INDIVIDUALIZED NUTRITION: INTERACTIONS BETWEEN PLANT FOOD CONSUMPTION AND HUMAN HEALTH OUTCOMES
Project Number: 0204-41510-001-24
Specific Cooperative Agreement
Start Date: May 01, 2010
End Date: Apr 30, 2015
The objective of this Agreement is to conduct basic and applied research directed at achieving the goals of the USDA, ARS Human Nutrition Program, NP107, at Kannapolis, NC - Understand Mechanisms by which Nutrition Promotes Healthy Development and Function from Conception to Old Age; Scientific Basis for Dietary Guidance for Health Promotion and Disease Prevention; and Identify Roles of Food, Nutrients, Food Components, and Physical Activity in Promoting Health and Preventing Disease. The ultimate goals of this food-based agricultural research are to identify fruits and vegetables that when consumed as part of a balanced diet promote health and well being throughout the life cycle, identify the molecular mechanism by which such health benefits are mediated and identify factors in the breeding of plants and production of plant foods that may modulate the health benefits of such fruit and vegetables.
The USDA-ARS and the North Carolina Research Campus will cooperate for the purpose of developing a program in Individualized Nutrition: Interactions between Plant Food Consumption and Human Health Outcomes. The purpose of the program is to conduct research studies, analyze data and publish scientific findings that determine how dietary intakes of plant foods promote specific measures of health in human populations. Studies may use a wide variety of plant foods and components of plant foods, and studies may focus on a wide array of human processes and measures of health including cardiovascular health, optimal weight control, control of blood sugar levels, reduction of cancer risk, and maintenance of cognitive abilities.
In parallel with human studies, in vitro & animal studies will examine specific mechanisms that may be responsible for observed health effects in humans. Particular emphasis will be on genomic, epigenetic, and metabolomic profiles that may help define groups of humans that do or do not respond to specific interventions with food or food-based chemicals.

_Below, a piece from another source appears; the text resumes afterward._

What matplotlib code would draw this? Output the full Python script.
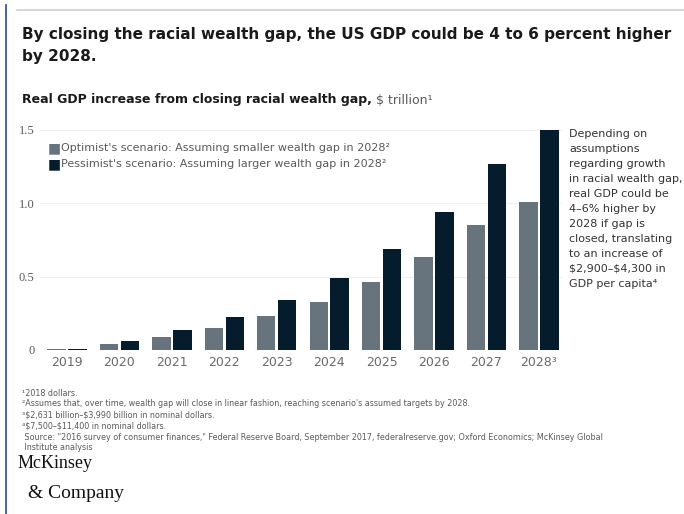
import matplotlib.pyplot as plt
import numpy as np

# Real GDP increase from closing the racial wealth gap, $ trillion
years = ["2019", "2020", "2021", "2022", "2023", "2024", "2025", "2026", "2027", "2028³"]
optimist = [0.005, 0.041, 0.086, 0.148, 0.23, 0.33, 0.464, 0.636, 0.855, 1.01]
pessimist = [0.01, 0.064, 0.136, 0.223, 0.34, 0.49, 0.69, 0.943, 1.268, 1.5]
yticks = [0, 0.5, 1.0, 1.5]
ytick_labels = ["0", "0.5", "1.0", "1.5"]

opt_color = "#67747D"
pess_color = "#051C2C"
grey_text = "#5A5A5A"

fig = plt.figure(figsize=(6.84, 5.14), dpi=100)
fig.patch.set_facecolor("white")

# frame decorations
fig.add_artist(plt.Line2D([6 / 684, 6 / 684], [0, 1 - 5 / 514], color="#2B4A8B", lw=1.2))
fig.add_artist(plt.Line2D([17 / 684, 1], [1 - 10 / 514, 1 - 10 / 514], color="#D0D0D0", lw=1.2))

ax = fig.add_axes([40 / 684, (514 - 350) / 514, (562 - 40) / 684, 220 / 514])
x = np.arange(len(years))
w = 0.35
ax.bar(x - 0.2, optimist, width=w, color=opt_color, clip_on=False, zorder=3)
ax.bar(x + 0.2, pessimist, width=w, color=pess_color, clip_on=False, zorder=3)

ax.set_xlim(-0.515, 9.44)
ax.set_ylim(0, 1.5)
ax.set_xticks(x)
ax.set_xticklabels(years, fontsize=9, color="#6A6A6A")
ax.set_yticks(yticks)
ax.set_yticklabels(ytick_labels, fontsize=9, color=grey_text, family="Liberation Serif")
ax.tick_params(axis="both", length=0)
ax.tick_params(axis="x", pad=4)
ax.tick_params(axis="y", pad=4)
for s in ax.spines.values():
    s.set_visible(False)
ax.grid(axis="y", color="#F0F0F0", lw=0.8, zorder=0)
ax.axhline(0, color="#E6E6E6", lw=0.8, ls=":", zorder=1)

# legend drawn as square markers with text
for i, (lab, col) in enumerate([
    ("Optimist's scenario: Assuming smaller wealth gap in 2028²", opt_color),
    ("Pessimist's scenario: Assuming larger wealth gap in 2028²", pess_color),
]):
    yy = 1 - (148 + i * 16) / 514
    fig.text(48 / 684, yy, "■", color=col, fontsize=10, va="center", ha="left")
    fig.text(61 / 684, yy, lab, color=grey_text, fontsize=8.0, va="center", ha="left")

# side note
note = ("Depending on\nassumptions\nregarding growth\nin racial wealth gap,\nreal GDP could be\n"
        "4–6% higher by\n2028 if gap is\nclosed, translating\nto an increase of\n"
        "\\$2,900–\\$4,300 in\nGDP per capita⁴")
fig.text(569 / 684, 1 - 129 / 514, note, fontsize=8.0, color="#333333", va="top", ha="left",
         linespacing=1.62)

# titles
fig.text(22 / 684, 1 - 27 / 514,
         "By closing the racial wealth gap, the US GDP could be 4 to 6 percent higher\nby 2028.",
         fontsize=11.0, fontweight="semibold", color="#1A1A1A", va="top", ha="left",
         linespacing=1.55)
t = fig.text(22 / 684, 1 - 100 / 514, "Real GDP increase from closing racial wealth gap,",
             fontsize=9, fontweight="bold", color="#1A1A1A", va="center", ha="left")
fig.canvas.draw()
bb = t.get_window_extent()
fig.text((bb.x1 + 4) / 684, 1 - 100 / 514, "\\$ trillion¹", fontsize=9, color=grey_text,
         va="center", ha="left")

# footnotes
notes = [
    "¹2018 dollars.",
    "²Assumes that, over time, wealth gap will close in linear fashion, reaching scenario's assumed targets by 2028.",
    "³\\$2,631 billion–\\$3,990 billion in nominal dollars.",
    "⁴\\$7,500–\\$11,400 in nominal dollars.",
    " Source: \"2016 survey of consumer finances,\" Federal Reserve Board, September 2017, federalreserve.gov; Oxford Economics; McKinsey Global",
    " Institute analysis",
]
for i, line in enumerate(notes):
    fig.text(22 / 684, 1 - (393 + i * 11) / 514, line, fontsize=5.8, color=grey_text,
             va="center", ha="left")

# logo
fig.text(18 / 684, 1 - 463 / 514, "McKinsey", family="Liberation Serif", fontsize=13,
         color="#111111", va="center", ha="left")
fig.text(28 / 684, 1 - 494 / 514, "& Company", family="Liberation Serif", fontsize=14,
         color="#111111", va="center", ha="left")

fig.savefig("out.png", dpi=100)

Simultaneous with work being conducted on the human nutritional aspects of eating healthy plant foods, research will also focus on plants and how they may be improved to further benefit health. Specific studies will focus on how genetic and epigenetic factors that may influence plant germplasm in regards to nutritionally important traits, whether breeding selection for improved production traits alters nutritionally important variables and how nutritionally important traits can be incorporated into a successful plant breeding strategy. Other work will focus on the production aspects of plant foods and will determine
the effects of agricultural production regimens, post-harvest processing variables and physico-chemical and climatic inputs on the bioactive phytochemical composition of the plant as well as the bioefficacy for improvement of specific measures of chronic health.